In medieval times, peasants presented crepes to their feudal lords as a demonstration of loyalty. In the Breton town of Quimper they actually have a museum celebrating the history of crepes
It is only in the 20th century that the crepe, as we know it, found a lot more interest with the development of white flour (La farine de froment).
The crepe was brought to America in the 1930s by French Chef Henri Charpentier. He claimed to have been the one to create and serve the original “crepes Suzette” to the future King Edward VII in Monte Carlo. While this point has been disputed, there is no denying that this classic dish and its delicious orange sauce soon became the staple feature of haute cuisine in America.

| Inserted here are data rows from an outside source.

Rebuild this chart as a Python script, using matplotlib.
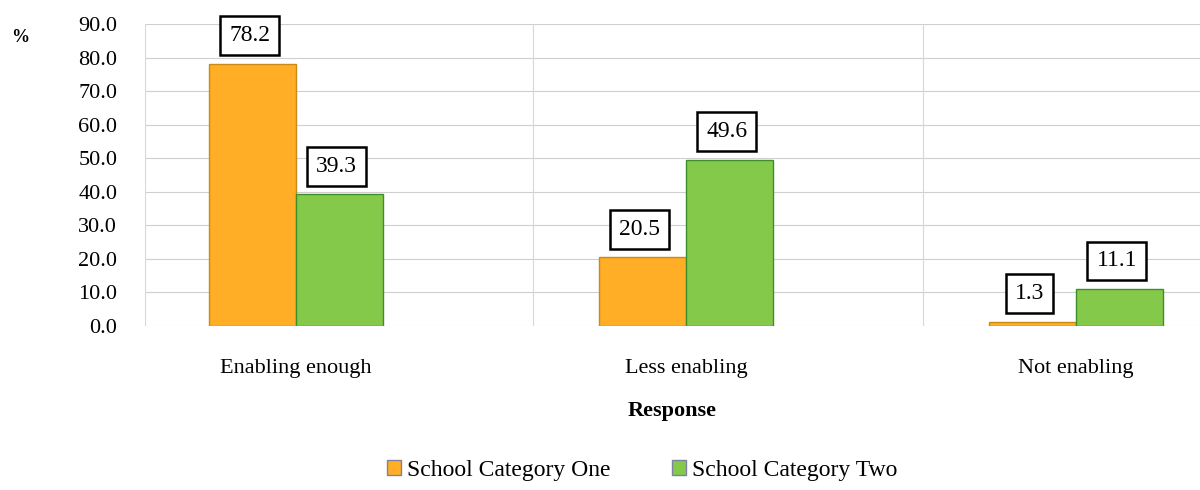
import numpy as np
from matplotlib import pyplot as plt
from matplotlib.patches import Patch

categories = ["Enabling enough", "Less enabling", "Not enabling"]
cat_one = [78.2, 20.5, 1.3]
cat_two = [39.3, 49.6, 11.1]
series_names = ["School Category One", "School Category Two"]
y_ticks = [0, 10, 20, 30, 40, 50, 60, 70, 80, 90]

plt.rcParams['font.family'] = ['Liberation Serif', 'DejaVu Serif']

orange = '#FFAE26'
green = '#84C94A'

fig = plt.figure(figsize=(12, 4.9), dpi=100)
ax = fig.add_axes([145 / 1200, 1 - 326 / 490, 1055 / 1200, 302 / 490])

x = np.arange(len(categories))
w = 0.223
b1 = ax.bar(x - w / 2, cat_one, w, color=orange, edgecolor='#C98A1A', linewidth=1)
b2 = ax.bar(x + w / 2, cat_two, w, color=green, edgecolor='#3E8E2A', linewidth=1)

# boxed value labels above each bar
for bars, vals in ((b1, cat_one), (b2, cat_two)):
    for rect, v in zip(bars, vals):
        ax.annotate(f"{v:.1f}", (rect.get_x() + rect.get_width() / 2, v),
                    xytext=(-2, 20), textcoords='offset points',
                    ha='center', va='center', fontsize=17,
                    bbox=dict(boxstyle='square,pad=0.38', fc='white', ec='black', lw=1.8))

ax.set_xlim(-0.387, 2.318)
ax.set_ylim(0, 90)
ax.set_yticks(y_ticks)
ax.set_yticklabels([f"{t:.1f}" for t in y_ticks], fontsize=16)
ax.set_xticks(x)
ax.set_xticklabels(categories, fontsize=16)
ax.tick_params(length=0, pad=24)
ax.tick_params(axis='y', pad=20)

# grid lines
for t in y_ticks:
    ax.axhline(t, color='#cfcfcf', lw=0.8, zorder=0)
for gx in [-0.387, 0.608, 1.608]:
    ax.axvline(gx, color='#d8d8d8', lw=0.8, zorder=0)
for s in ax.spines.values():
    s.set_visible(False)

ax.set_xlabel("Response", fontsize=16, fontweight='bold', labelpad=16)
fig.text(20 / 1200, 1 - 38 / 490, "%", fontsize=13, fontweight='bold', ha='center', va='center')

handles = [Patch(facecolor=orange, edgecolor='#8080a0'), Patch(facecolor=green, edgecolor='#8080a0')]
fig.legend(handles, series_names, loc='center', bbox_to_anchor=(0.535, 1 - 470 / 490),
           ncol=2, frameon=False, fontsize=17, handlelength=0.6, handleheight=0.6,
           handletextpad=0.25, columnspacing=2.6)

fig.savefig("out.png", dpi=100)
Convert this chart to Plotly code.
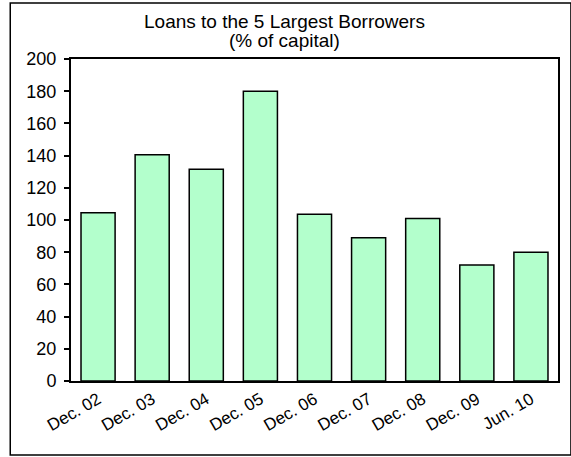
import plotly.graph_objects as go

# Loans to the five largest borrowers, % of capital
periods = ["Dec. 02", "Dec. 03", "Dec. 04", "Dec. 05", "Dec. 06",
           "Dec. 07", "Dec. 08", "Dec. 09", "Jun. 10"]
loans_pct = [104.5, 140.5, 131.5, 180, 103.5, 89, 101, 72, 80]
y_ticks = [0, 20, 40, 60, 80, 100, 120, 140, 160, 180, 200]
title_lines = ["Loans to the 5 Largest Borrowers", "(% of capital)"]

W, H = 571, 457
L, R, T, B = 71, 11, 59, 76
pw, ph = W - L - R, H - T - B

def px_x(p):
    return (p - L) / pw

def px_y(p):
    return (H - B - p) / ph

fig = go.Figure(go.Bar(
    x=periods, y=loans_pct,
    marker=dict(color="#B3FFCC", line=dict(color="black", width=1.5)),
))

fig.update_layout(
    width=W, height=H,
    margin=dict(l=L, r=R, t=T, b=B),
    paper_bgcolor="white", plot_bgcolor="white",
    font=dict(family="Liberation Sans, Arial, sans-serif", size=17, color="black"),
    bargap=0.37,
    showlegend=False,
    shapes=[dict(
        type="rect", xref="paper", yref="paper",
        x0=px_x(10), x1=px_x(573), y0=px_y(455), y1=px_y(3),
        line=dict(color="black", width=1.5), fillcolor="rgba(0,0,0,0)",
        layer="below",
    )],
    annotations=[
        dict(text=title_lines[0], xref="paper", yref="paper",
             x=px_x(285), y=px_y(21), xanchor="center", yanchor="middle",
             showarrow=False, font=dict(size=19)),
        dict(text=title_lines[1], xref="paper", yref="paper",
             x=px_x(285), y=px_y(40), xanchor="center", yanchor="middle",
             showarrow=False, font=dict(size=19)),
    ],
)

fig.update_xaxes(
    showline=True, linecolor="black", linewidth=2, mirror=True,
    ticks="", tickangle=-30, showgrid=False,
    tickfont=dict(size=17),
)
fig.update_yaxes(
    range=[0, 200], tickvals=y_ticks,
    showline=True, linecolor="black", linewidth=2, mirror=True,
    ticks="outside", ticklen=5, tickwidth=2, tickcolor="black",
    ticklabelstandoff=4,
    showgrid=False, zeroline=False,
    tickfont=dict(size=18),
)

fig.write_html("out.html")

Crepe’s Legend & Superstition:
Crepes are not just an easy, cheap and delicious food. Crepes have a cultural significance and a dedicated day on the French calendar. French people Celebrate the national crepe day on the 2nd of February. It is called “La chandeleur”.
Historically known as the Virgin Mary’s Blessing Day, in France is now known as le jour de la crepe (the day of crepe), and it has become a familial day of gathering, more than a religious celebration. La Chandeleur (the return of the light), the date commemorates the winter’s decline and the coming light of the spring. Families gather and celebrate this moment with a meal of crepes (savoury and or sweet).
According to legend, and my mother is a big believer of that. As a kid and even nowadays, you must hold a coin in your writing hand and a frying pan in your other, flip a crepe and it lands flat back on the pan, you will be prosperous all year.